Problem requirements: Retype only the lines from the top of the records to the line with "number; label: Seg[];", including that line but none of the pictures.

Material for this task:
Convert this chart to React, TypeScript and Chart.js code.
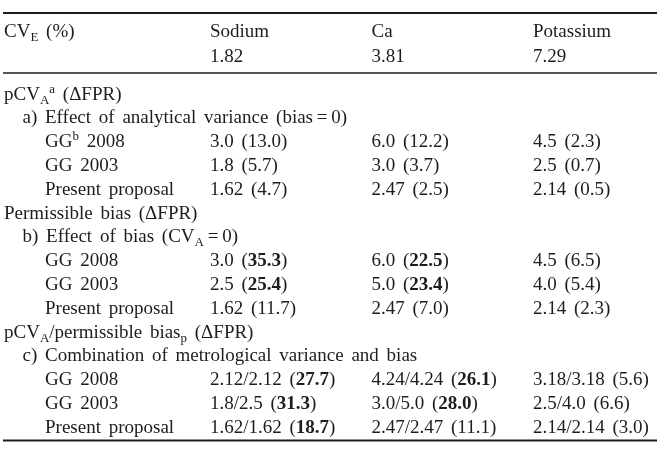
import React, { useEffect, useRef } from "react";
import { Chart, registerables } from "chart.js";

Chart.register(...registerables);

// ---- data ----
const analytes = ["Sodium", "Ca", "Potassium"];
const cvE = ["1.82", "3.81", "7.29"];

type Seg = { t: string; s?: "sub" | "sup"; b?: boolean };
type Row = { level: number; label: Seg[]; data?: number };

const rowLabels: Row[] = [
  { level: 0, label: [{ t: "pCV" }, { t: "A", s: "sub" }, { t: "a", s: "sup" }, { t: " (\u0394FPR)" }] },
  { level: 1, label: [{ t: "a) Effect of analytical variance (bias\u2009=\u20090)" }] },
  { level: 2, label: [{ t: "GG" }, { t: "b", s: "sup" }, { t: " 2008" }], data: 0 },
  { level: 2, label: [{ t: "GG 2003" }], data: 1 },
  { level: 2, label: [{ t: "Present proposal" }], data: 2 },
  { level: 0, label: [{ t: "Permissible bias (\u0394FPR)" }] },
  { level: 1, label: [{ t: "b) Effect of bias (CV" }, { t: "A", s: "sub" }, { t: "\u2009=\u20090)" }] },
  { level: 2, label: [{ t: "GG 2008" }], data: 3 },
  { level: 2, label: [{ t: "GG 2003" }], data: 4 },
  { level: 2, label: [{ t: "Present proposal" }], data: 5 },
  { level: 0, label: [{ t: "pCV" }, { t: "A", s: "sub" }, { t: "/permissible bias" }, { t: "p", s: "sub" }, { t: " (\u0394FPR)" }] },
  { level: 1, label: [{ t: "c) Combination of metrological variance and bias" }] },
  { level: 2, label: [{ t: "GG 2008" }], data: 6 },
  { level: 2, label: [{ t: "GG 2003" }], data: 7 },
  { level: 2, label: [{ t: "Present proposal" }], data: 8 },
];

const sodiumLimit = ["3.0", "1.8", "1.62", "3.0", "2.5", "1.62", "2.12/2.12", "1.8/2.5", "1.62/1.62"];
const sodiumFpr = [13.0, 5.7, 4.7, 35.3, 25.4, 11.7, 27.7, 31.3, 18.7];
const sodiumBold = [false, false, false, true, true, false, true, true, true];

const caLimit = ["6.0", "3.0", "2.47", "6.0", "5.0", "2.47", "4.24/4.24", "3.0/5.0", "2.47/2.47"];
const caFpr = [12.2, 3.7, 2.5, 22.5, 23.4, 7.0, 26.1, 28.0, 11.1];
const caBold = [false, false, false, true, true, false, true, true, false];

const potassiumLimit = ["4.5", "2.5", "2.14", "4.5", "4.0", "2.14", "3.18/3.18", "2.5/4.0", "2.14/2.14"];
const potassiumFpr = [2.3, 0.7, 0.5, 6.5, 5.4, 2.3, 5.6, 6.6, 3.0];
const potassiumBold = [false, false, false, false, false, false, false, false, false];

const limits = [sodiumLimit, caLimit, potassiumLimit];
const fprs = [sodiumFpr, caFpr, potassiumFpr];
const bolds = [sodiumBold, caBold, potassiumBold];

// ---- layout (row/column units mapped through chart scales) ----
const W = 657;
const H = 450;
const ROW_H = 23.8;
const FIRST_BASE = 99.5;
const COL_X = [4, 210, 371.5, 533];
const INDENT = [0, 18.5, 41];
const FONT_FAMILY = '"Liberation Serif", "Times New Roman", serif';
const FONT_SIZE = 19;
const SMALL = 13;
const WORD_GAP = 3;
const COLOR = "#1e1c1c";

function drawRich(ctx: CanvasRenderingContext2D, segs: Seg[], x: number, y: number) {
  let cx = x;
  for (const sg of segs) {
    const size = sg.s ? SMALL : FONT_SIZE;
    ctx.font = `${sg.b ? "bold " : ""}${size}px ${FONT_FAMILY}`;
    const dy = sg.s === "sub" ? 4 : sg.s === "sup" ? -7 : 0;
    const parts = sg.t.split(" ");
    parts.forEach((p, i) => {
      if (i > 0) cx += ctx.measureText(" ").width + WORD_GAP;
      if (p.length) {
        ctx.fillText(p, cx, y + dy);
        cx += ctx.measureText(p).width;
      }
    });
  }
}

const tablePlugin = {
  id: "tablePlugin",
  afterDraw(chart: any) {
    const ctx: CanvasRenderingContext2D = chart.ctx;
    const xs = chart.scales.x;
    const ys = chart.scales.y;
    ctx.save();
    ctx.fillStyle = COLOR;
    ctx.strokeStyle = COLOR;
    ctx.textBaseline = "alphabetic";
    ctx.textAlign = "left";

    const rule = (r: number, w: number) => {
      const y = ys.getPixelForValue(r);
      ctx.lineWidth = w;
      ctx.beginPath();
      ctx.moveTo(xs.getPixelForValue(3), y);
      ctx.lineTo(xs.getPixelForValue(W), y);
      ctx.stroke();
    };
    rule((13 - FIRST_BASE) / ROW_H, 2);
    rule((73 - FIRST_BASE) / ROW_H, 1.6);
    rule((440.5 - FIRST_BASE) / ROW_H, 2);

    // header
    const h1 = ys.getPixelForValue((37 - FIRST_BASE) / ROW_H);
    const h2 = ys.getPixelForValue((62 - FIRST_BASE) / ROW_H);
    drawRich(ctx, [{ t: "CV" }, { t: "E", s: "sub" }, { t: " (%)" }], xs.getPixelForValue(COL_X[0]), h1);
    analytes.forEach((a, i) => {
      const x = xs.getPixelForValue(COL_X[i + 1]);
      drawRich(ctx, [{ t: a }], x, h1);
      drawRich(ctx, [{ t: cvE[i] }], x, h2);
    });

    // body
    rowLabels.forEach((row, r) => {
      const y = ys.getPixelForValue(r);
      drawRich(ctx, row.label, xs.getPixelForValue(COL_X[0] + INDENT[row.level]), y);
      if (row.data !== undefined) {
        const d = row.data;
        for (let c = 0; c < 3; c++) {
          drawRich(
            ctx,
            [
              { t: `${limits[c][d]} (` },
              { t: fprs[c][d].toFixed(1), b: bolds[c][d] },
              { t: ")" },
            ],
            xs.getPixelForValue(COL_X[c + 1]),
            y
          );
        }
      }
    });
    ctx.restore();
  },
};

export default function App() {
  const ref = useRef<HTMLCanvasElement>(null);
  useEffect(() => {
    document.body.style.margin = "0";
    document.body.style.background = "#ffffff";
    const chart = new Chart(ref.current!, {
      type: "scatter",
      data: { datasets: [] },
      options: {
        animation: false,
        responsive: false,
        devicePixelRatio: 1,
        layout: { padding: 0 },
        plugins: { legend: { display: false }, tooltip: { enabled: false } },
        scales: {
          x: { type: "linear", display: false, min: 0, max: W },
          y: {
            type: "linear",
            display: false,
            reverse: true,
            min: -FIRST_BASE / ROW_H,
            max: (H - FIRST_BASE) / ROW_H,
          },
        },
      },
      plugins: [tablePlugin],
    });
    return () => chart.destroy();
  }, []);
  return (
    <div style={{ position: "absolute", left: 0, top: 0, width: W, height: H, background: "#fff" }}>
      <canvas ref={ref} width={W} height={H} style={{ width: W, height: H }} />
    </div>
  );
}
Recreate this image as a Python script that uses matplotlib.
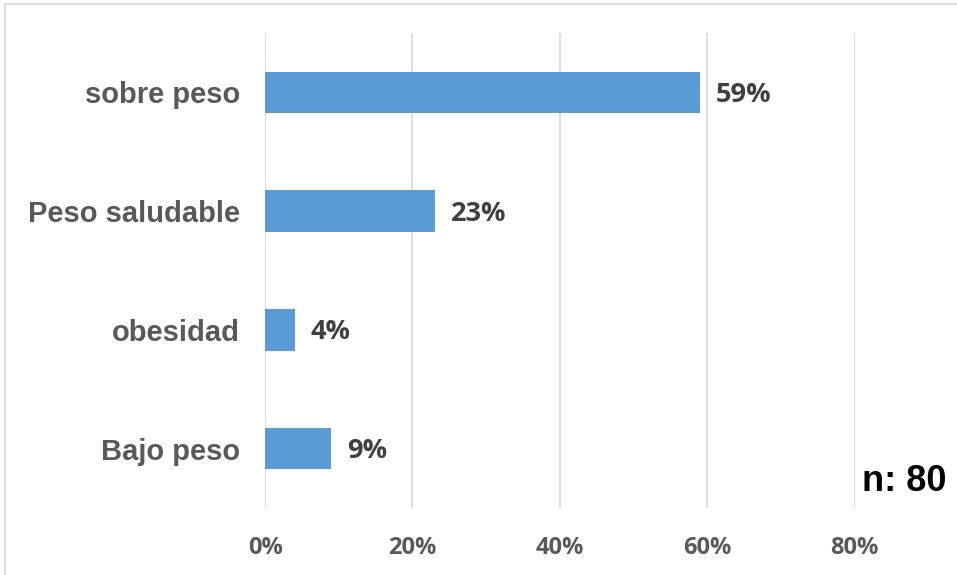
import matplotlib.pyplot as plt
from matplotlib.patches import Rectangle

# Data
categorias = ['Bajo peso', 'obesidad', 'Peso saludable', 'sobre peso']
porcentajes = [0.09, 0.04, 0.23, 0.59]
etiquetas = ['9%', '4%', '23%', '59%']
ticks = [0.0, 0.2, 0.4, 0.6, 0.8]
tick_labels = ['0%', '20%', '40%', '60%', '80%']

gris = '#595959'
azul = '#5b9bd5'
f_num = ['Open Sans', 'DejaVu Sans']
f_txt = ['Liberation Sans', 'DejaVu Sans']

fig = plt.figure(figsize=(9.57, 5.75), dpi=100)
ax = fig.add_axes([0.277, 0.1165, 0.616, 0.826])

# outer frame of the chart area
fig.patches.append(Rectangle((0.005, -0.01), 1.1, 1.0030, transform=fig.transFigure,
                             fill=False, edgecolor='#d9d9d9', linewidth=1.2))

y = range(len(categorias))
ax.barh(y, porcentajes, height=0.35, color=azul, zorder=3)

for yi, v, t in zip(y, porcentajes, etiquetas):
    ax.text(v + 0.022, yi - 0.02, t, va='center', ha='left', fontsize=19.5,
            fontweight='bold', color='#404040', family=f_num)

ax.set_xlim(0, 0.8)
ax.set_ylim(-0.5, 3.5)
ax.set_xticks(ticks)
ax.set_xticklabels(tick_labels, fontsize=17, fontweight='bold', color=gris,
                   family=f_num)
ax.set_yticks(list(y))
ax.set_yticklabels(categorias, fontsize=21, fontweight='bold', color=gris,
                   family=f_txt)
ax.tick_params(axis='x', length=0, pad=20)
ax.tick_params(axis='y', length=0, pad=18)
ax.grid(axis='x', color='#d9d9d9', linewidth=1.2, zorder=0)
for s in ax.spines.values():
    s.set_visible(False)

fig.text(0.901, 0.163, 'n: 80', fontsize=26, fontweight='bold', color='black',
         family=f_txt, ha='left', va='center')

fig.savefig('out.png', dpi=100)
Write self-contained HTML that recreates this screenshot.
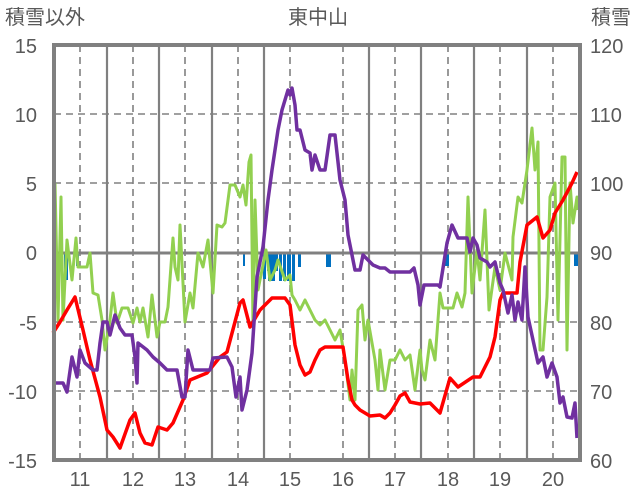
<!DOCTYPE html>
<html><head><meta charset="utf-8"><style>
body{margin:0;background:#fff}
svg{display:block}
text{font-family:"Liberation Sans","Noto Sans CJK JP",sans-serif;fill:#595959;font-size:20px}
</style></head><body>
<svg width="636" height="501" viewBox="0 0 636 501">
<g stroke="#808080" stroke-width="1.6" stroke-dasharray="7,5" fill="none">
<path d="M80 45V460M133 45V460M185 45V460M238 45V460M290 45V460M343 45V460M395 45V460M448 45V460M500 45V460M553 45V460"/>
<path d="M54 114H580M54 183H580M54 322H580M54 391H580"/>
</g>
<g stroke="#808080" stroke-width="2.2" fill="none">
<path d="M107 45V460M159 45V460M212 45V460M264 45V460M369 45V460M421 45V460M474 45V460M527 45V460"/>
</g>
<g fill="#0070c0">
<rect x="64" y="254" width="4" height="26"/><rect x="76" y="254" width="3" height="12"/>
<rect x="243" y="254" width="2" height="12"/><rect x="263" y="254" width="3" height="25"/>
<rect x="267" y="254" width="11" height="17"/><rect x="268" y="254" width="7" height="27"/>
<rect x="279" y="254" width="3" height="27"/><rect x="283" y="254" width="3" height="27"/>
<rect x="287" y="254" width="4" height="27"/><rect x="292" y="254" width="3" height="27"/>
<rect x="298" y="254" width="3" height="13"/><rect x="326" y="254" width="5" height="13"/>
<rect x="445" y="254" width="4" height="12"/><rect x="574" y="254" width="5" height="12"/>
</g>
<path d="M54 253H580" stroke="#808080" stroke-width="3"/>
<g fill="none" stroke-width="3" stroke-linejoin="round">
<polyline stroke="#92d050" points="55,183 58,320 61,197 63,320 67,240 72,280 76,238 78,267 87,267 90,253 93,293 98,295 102,320 105,350 110,320 113,293 117,323 122,308 128,308 133,323 137,308 140,322 143,308 148,337 152,295 157,337 160,322 165,322 168,307 173,238 175,267 178,280 180,225 185,322 190,293 193,308 198,253 203,267 208,240 213,293 217,225 222,227 225,223 230,185 235,185 240,197 243,185 246,205 249,162 251,155 253,327 255,200 258,290 262,270 266,250 270,280 275,270 278,260 285,280 290,275 292,295 295,300 300,310 305,300 310,310 315,320 320,325 325,320 330,330 335,340 340,330 345,360 350,400 352,370 355,400 358,310 362,305 365,340 368,320 375,360 378,390 380,350 385,390 390,360 395,360 400,350 405,360 410,355 415,390 420,350 422,370 425,380 430,340 435,360 440,293 443,308 453,308 457,293 462,307 465,293 468,197 472,293 477,250 480,280 485,210 489,310 495,267 500,290 505,253 512,280 513,237 518,197 522,203 527,170 532,128 535,170 538,142 540,350 543,350 547,297 550,197 555,183 558,320 562,157 565,157 567,350 570,183 573,223 577,197 578,210"/>
<polyline stroke="#ff0000" stroke-width="3.5" points="53,333 60,322 67,310 75,297 83,330 90,360 100,397 107,430 113,437 120,448 130,420 135,413 140,433 145,443 152,445 158,427 167,430 173,423 183,400 190,380 207,373 220,357 227,352 240,303 243,300 250,327 260,310 272,298 285,298 290,305 295,345 300,365 305,375 310,372 315,360 320,350 325,347 343,347 348,380 352,400 355,405 360,410 365,413 370,416 380,415 385,418 390,413 395,405 400,396 405,393 410,402 420,404 430,403 435,408 440,413 450,378 458,387 473,377 480,377 490,357 495,337 500,300 503,293 517,293 520,262 527,225 537,217 543,238 550,230 555,213 563,200 572,183 577,172"/>
<polyline stroke="#7030a0" stroke-width="3.5" points="55,383 63,383 67,392 72,357 77,377 80,350 85,363 93,370 97,370 100,343 103,322 107,322 110,335 115,315 120,328 125,335 132,335 135,357 137,383 138,343 147,350 153,357 160,363 167,370 177,370 182,397 185,397 188,350 193,370 210,370 213,358 227,357 232,367 236,397 240,377 242,410 247,390 252,353 257,277 263,247 268,200 272,170 275,150 278,130 282,110 285,100 288,90 290,95 292,88 295,105 297,130 300,130 305,150 310,153 312,170 315,155 320,170 325,170 330,135 335,135 340,180 345,200 348,235 352,255 355,270 360,270 363,255 368,260 373,265 380,268 385,268 390,272 410,272 414,268 418,285 420,305 424,285 438,285 440,287 447,243 452,225 458,238 467,238 470,252 473,238 477,245 480,258 487,262 490,267 495,262 500,283 503,290 508,313 512,295 515,320 518,302 522,320 525,267 528,317 533,340 538,363 543,357 547,377 552,363 557,377 560,403 563,397 567,417 572,418 575,403 577,438"/>
</g>
<rect x="54" y="45" width="526" height="415" fill="none" stroke="#808080" stroke-width="4"/>
<text x="5" y="24">積雪以外</text>
<text x="318" y="24" text-anchor="middle">東中山</text>
<text x="631" y="24" text-anchor="end">積雪</text>
<g text-anchor="end">
<text x="37" y="53">15</text><text x="37" y="122">10</text><text x="37" y="191">5</text>
<text x="37" y="260">0</text><text x="37" y="330">-5</text><text x="37" y="399">-10</text><text x="37" y="468">-15</text>
</g>
<g>
<text x="590" y="53">120</text><text x="590" y="122">110</text><text x="590" y="191">100</text>
<text x="590" y="260">90</text><text x="590" y="330">80</text><text x="590" y="399">70</text><text x="590" y="468">60</text>
</g>
<g text-anchor="middle">
<text x="80" y="486">11</text><text x="133" y="486">12</text><text x="185" y="486">13</text><text x="238" y="486">14</text><text x="290" y="486">15</text><text x="343" y="486">16</text><text x="395" y="486">17</text><text x="448" y="486">18</text><text x="500" y="486">19</text><text x="553" y="486">20</text>
</g>
</svg>
</body></html>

Exercise output:
Convert this chart to React, TypeScript and Chart.js code.
import React, { useEffect, useRef } from "react";
import { Chart, registerables } from "chart.js";

Chart.register(...registerables);

// ---- data ----
const analytes = ["Sodium", "Ca", "Potassium"];
const cvE = ["1.82", "3.81", "7.29"];

type Seg = { t: string; s?: "sub" | "sup"; b?: boolean };
type Row = { level: number; label: Seg[]; data?: number };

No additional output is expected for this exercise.